======== EXERCISE INPUTS

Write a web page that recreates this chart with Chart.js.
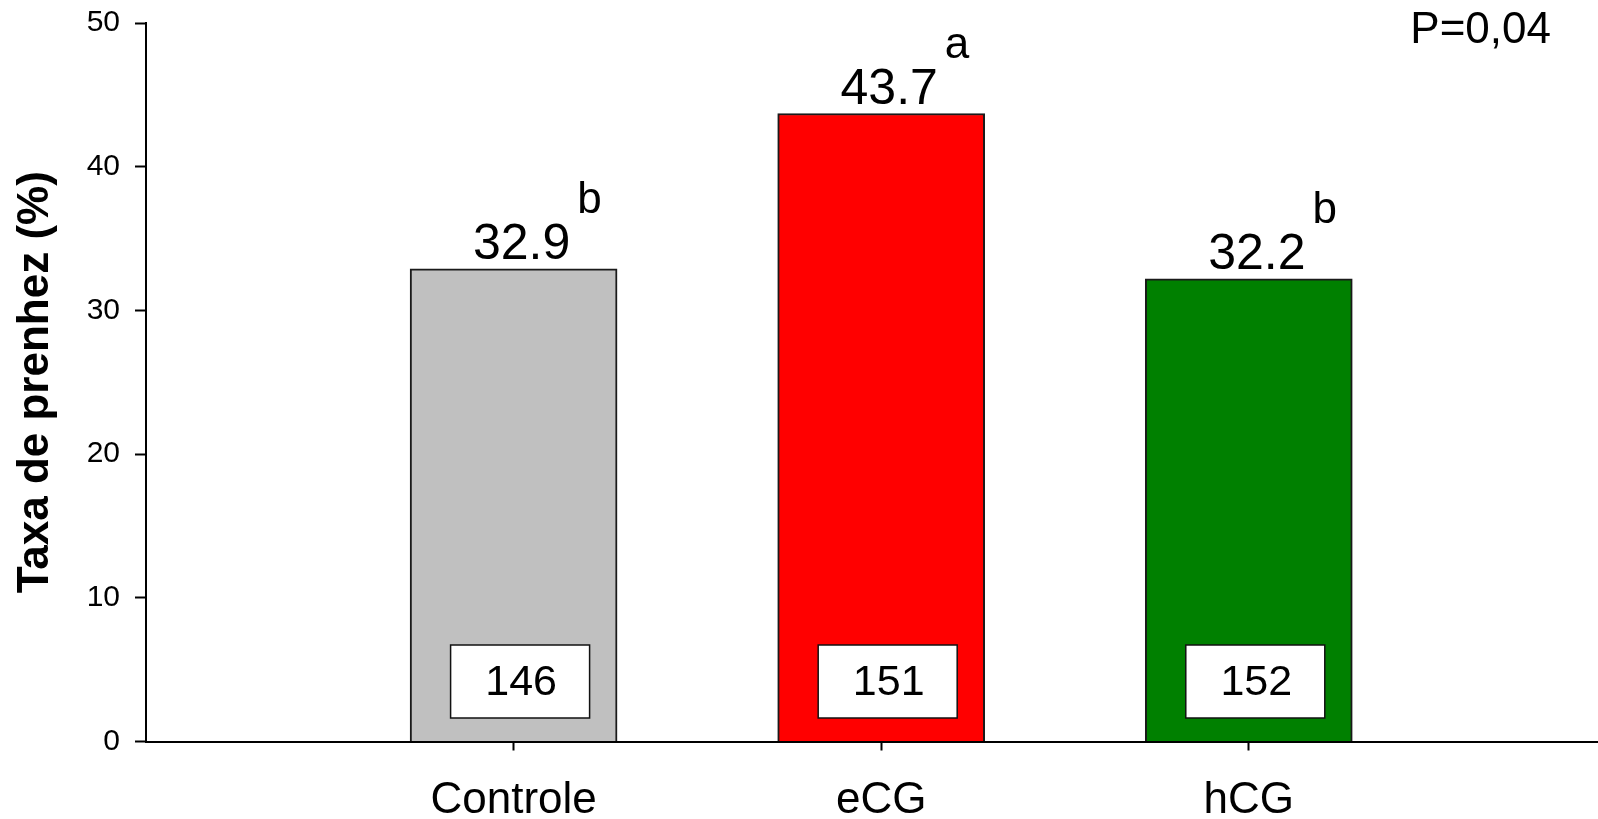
<!DOCTYPE html>
<html>
<head>
<meta charset="utf-8">
<script src="https://cdn.jsdelivr.net/npm/chart.js@4"></script>
<style>
  body { margin: 0; background: #fff; }
</style>
</head>
<body>
<canvas id="myChart" width="1598" height="819"></canvas>
<script>
const categories = ["Controle", "eCG", "hCG"];
const pregnancyRate = [32.9, 43.7, 32.2];
const nAnimals = [146, 151, 152];
const letters = ["b", "a", "b"];
const barColors = ["#C0C0C0", "#FF0000", "#008000"];
const yTicks = [0, 10, 20, 30, 40, 50];
const pText = "P=0,04";

const FONT = "'Liberation Sans', Arial, Helvetica, sans-serif";

// value labels, superscript letters, n boxes and the P value
const annotations = {
  id: "annotations",
  afterDatasetsDraw(chart) {
    const ctx = chart.ctx;
    const bars = chart.getDatasetMeta(0).data;
    ctx.save();
    bars.forEach((bar, i) => {
      // value above bar
      ctx.font = "50px " + FONT;
      ctx.fillStyle = "#000";
      ctx.textAlign = "center";
      ctx.textBaseline = "alphabetic";
      const label = pregnancyRate[i].toFixed(1);
      const cx = bar.x + 8;
      const baseY = bar.y - 10;
      ctx.fillText(label, cx, baseY);
      const w = ctx.measureText(label).width;

      // significance letter
      ctx.font = "44px " + FONT;
      ctx.textAlign = "left";
      ctx.fillText(letters[i], cx + w / 2 + 7, baseY - 46);

      // n box
      const bx = bar.x - 63;
      const by = bar.base - 96;
      const bw = 139;
      const bh = 73;
      ctx.fillStyle = "#fff";
      ctx.fillRect(bx, by, bw, bh);
      ctx.lineWidth = 1.5;
      ctx.strokeStyle = "#111";
      ctx.strokeRect(bx, by, bw, bh);
      ctx.fillStyle = "#000";
      ctx.font = "43px " + FONT;
      ctx.textAlign = "center";
      ctx.textBaseline = "middle";
      ctx.fillText(String(nAnimals[i]), bx + bw / 2 + 1, by + bh / 2 + 2);
    });

    ctx.font = "44px " + FONT;
    ctx.textAlign = "right";
    ctx.textBaseline = "alphabetic";
    ctx.fillStyle = "#000";
    ctx.fillText(pText, 1551, 43);
    ctx.restore();
  },
};

const ctx = document.getElementById("myChart");

new Chart(ctx, {
  type: "bar",
  data: {
    datasets: [
      {
        data: pregnancyRate.map((v, i) => ({ x: i + 1, y: v })),
        backgroundColor: barColors,
        borderColor: "#1a1a1a",
        borderWidth: 2,
        barThickness: 207,
      },
    ],
  },
  options: {
    responsive: false,
    animation: false,
    devicePixelRatio: 1,
    layout: {
      padding: { top: 23, right: 0, bottom: 0, left: 0 },
    },
    plugins: {
      legend: { display: false },
      tooltip: { enabled: false },
    },
    scales: {
      x: {
        type: "linear",
        offset: false,
        min: 0,
        max: 3.95,
        afterBuildTicks: (scale) => {
          scale.ticks = categories.map((c, i) => ({ value: i + 1 }));
        },
        afterFit: (scale) => {
          scale.height = 77.5;
        },
        ticks: {
          callback: (value) => categories[value - 1] || "",
          color: "#000",
          font: { family: FONT, size: 44 },
          padding: 24,
          maxRotation: 0,
          autoSkip: false,
        },
        grid: {
          display: true,
          offset: false,
          drawOnChartArea: false,
          drawTicks: true,
          tickLength: 9,
          tickWidth: 2,
          tickColor: "#000",
        },
        border: { display: true, color: "#000", width: 2 },
      },
      y: {
        min: 0,
        max: 50,
        afterBuildTicks: (scale) => {
          scale.ticks = yTicks.map((v) => ({ value: v }));
        },
        afterFit: (scale) => {
          scale.width = 146;
          scale.paddingTop = 0;
          scale.paddingBottom = 0;
        },
        ticks: {
          color: "#000",
          font: { family: FONT, size: 30 },
          padding: 15,
        },
        grid: {
          display: true,
          drawOnChartArea: false,
          drawTicks: true,
          tickLength: 11,
          tickWidth: 2,
          tickColor: "#000",
        },
        border: { display: true, color: "#000", width: 2 },
        title: {
          display: true,
          text: "Taxa de prenhez (%)",
          color: "#000",
          font: { family: FONT, size: 44, weight: "bold" },
          padding: { top: 9, bottom: 0 },
        },
      },
    },
  },
  plugins: [annotations],
});
</script>
</body>
</html>
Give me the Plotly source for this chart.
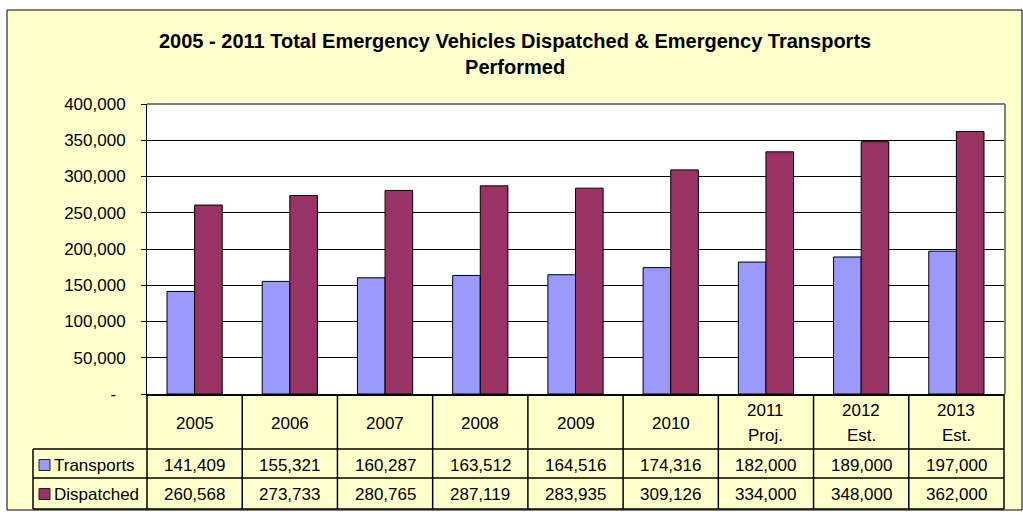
import plotly.graph_objects as go

# ---------------- data ----------------
categories = ["2005", "2006", "2007", "2008", "2009", "2010",
              "2011\nProj.", "2012\nEst.", "2013\nEst."]
transports = [141409, 155321, 160287, 163512, 164516, 174316, 182000, 189000, 197000]
dispatched = [260568, 273733, 280765, 287119, 283935, 309126, 334000, 348000, 362000]
series_names = ["Transports", "Dispatched"]
y_ticks = [0, 50000, 100000, 150000, 200000, 250000, 300000, 350000, 400000]
title_lines = ["2005 - 2011 Total Emergency Vehicles Dispatched & Emergency Transports",
               "Performed"]

# ---------------- style ----------------
C_T = "#9999FF"
C_D = "#993366"
BG = "#FFFFCC"
FONT = "Liberation Sans, Arial, sans-serif"
W, H = 1023, 515
PX0, PX1, PY0, PY1 = 147, 1004, 104, 394   # plot area in pixels

XMIN, XMAX = -0.5, len(categories) - 0.5
x_idx = list(range(len(categories)))


def fx(px):
    return (px - PX0) / (PX1 - PX0)


def fy(py):
    return (PY1 - py) / (PY1 - PY0)


def cat_paper(v):
    return (v - XMIN) / (XMAX - XMIN)


fig = go.Figure()
fig.add_bar(x=x_idx, y=transports, name=series_names[0],
            marker=dict(color=C_T, line=dict(color="black", width=1)))
fig.add_bar(x=x_idx, y=dispatched, name=series_names[1],
            marker=dict(color=C_D, line=dict(color="black", width=1)))

shapes = []
# outer chart area
shapes.append(dict(type="rect", xref="paper", yref="paper",
                   x0=fx(7), x1=fx(1022), y0=fy(510), y1=fy(10),
                   fillcolor=BG, line=dict(color="black", width=1), layer="below"))
# plot area background
shapes.append(dict(type="rect", xref="paper", yref="paper", x0=0, x1=1, y0=0, y1=1,
                   fillcolor="white", line=dict(width=0), layer="below"))
# gray top/right border of plot area
shapes.append(dict(type="line", xref="paper", yref="paper", x0=0, x1=fx(1005), y0=1, y1=1,
                   line=dict(color="#808080", width=2), layer="above"))
shapes.append(dict(type="line", xref="paper", yref="paper", x0=fx(1005), x1=fx(1005), y0=0, y1=1,
                   line=dict(color="#808080", width=2), layer="above"))

# data table grid
LEG_X = 33
ROW_LINES = [449, 478, 509]
TL = dict(color="black", width=1.5)
for ry in ROW_LINES:
    shapes.append(dict(type="line", xref="paper", yref="paper",
                       x0=fx(LEG_X), x1=1, y0=fy(ry), y1=fy(ry), line=TL))
for k in range(len(categories) + 1):
    xp = cat_paper(k - 0.5)
    shapes.append(dict(type="line", xref="paper", yref="paper",
                       x0=xp, x1=xp, y0=0, y1=fy(ROW_LINES[-1]), line=TL))
shapes.append(dict(type="line", xref="paper", yref="paper",
                   x0=fx(LEG_X), x1=fx(LEG_X), y0=fy(ROW_LINES[0]), y1=fy(ROW_LINES[-1]), line=TL))

annotations = []
TXT = dict(family=FONT, size=17, color="black")
# header labels
for i, lab in enumerate(categories):
    parts = lab.split("\n")
    if len(parts) == 1:
        ys = [423]
    else:
        ys = [410, 435]
    for p, yy in zip(parts, ys):
        annotations.append(dict(x=cat_paper(i), y=fy(yy), xref="paper", yref="paper",
                                text=p, showarrow=False, xanchor="center", yanchor="middle",
                                font=TXT))
# value rows
row_centers = [465, 494]
for vals, yy in zip([transports, dispatched], row_centers):
    for i, v in enumerate(vals):
        annotations.append(dict(x=cat_paper(i), y=fy(yy), xref="paper", yref="paper",
                                text=f"{v:,}", showarrow=False, xanchor="center",
                                yanchor="middle", font=TXT))
# legend keys + names
for name, col, yy in zip(series_names, [C_T, C_D], row_centers):
    shapes.append(dict(type="rect", xref="paper", yref="paper",
                       x0=fx(39), x1=fx(50), y0=fy(yy + 5.5), y1=fy(yy - 5.5),
                       fillcolor=col, line=dict(color="#222222", width=1)))
    annotations.append(dict(x=fx(52), y=fy(yy), xref="paper", yref="paper",
                            text=name, showarrow=False, xanchor="left", yanchor="middle",
                            font=TXT))
# title
annotations.append(dict(x=fx(515), y=fy(54), xref="paper", yref="paper",
                        text="<b>" + "<br>".join(title_lines) + "</b>", showarrow=False,
                        xanchor="center", yanchor="middle",
                        font=dict(family=FONT, size=20, color="black")))

tick_text = [f"{v:,}" if v else "-\u00a0\u00a0" for v in y_ticks]

fig.update_layout(
    width=W, height=H,
    margin=dict(l=PX0, r=W - PX1, t=PY0, b=H - PY1, pad=0),
    paper_bgcolor="white", plot_bgcolor="white",
    barmode="group", bargap=0.42, bargroupgap=0,
    showlegend=False,
    shapes=shapes, annotations=annotations,
    font=dict(family=FONT, size=17, color="black"),
)
fig.update_xaxes(range=[XMIN, XMAX], showticklabels=False, showgrid=False, zeroline=False,
                 showline=True, linecolor="black", linewidth=1.5, ticks="")
fig.update_yaxes(range=[0, 400000], tickvals=y_ticks, ticktext=tick_text,
                 showgrid=True, gridcolor="black", gridwidth=1, zeroline=False,
                 ticks="outside", ticklen=5, tickcolor="black", tickwidth=1,
                 showline=True, linecolor="black", linewidth=1,
                 tickfont=dict(family=FONT, size=17, color="black"),
                 ticklabelstandoff=12)

fig.write_html("out.html", config={"displayModeBar": False},
               post_script="document.body.style.margin='0';document.body.style.overflow='hidden';")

================

— GOAL —
In the records above, how many lines hold the string "this"? Reply with only the number.

— WRITTEN REPLY —
2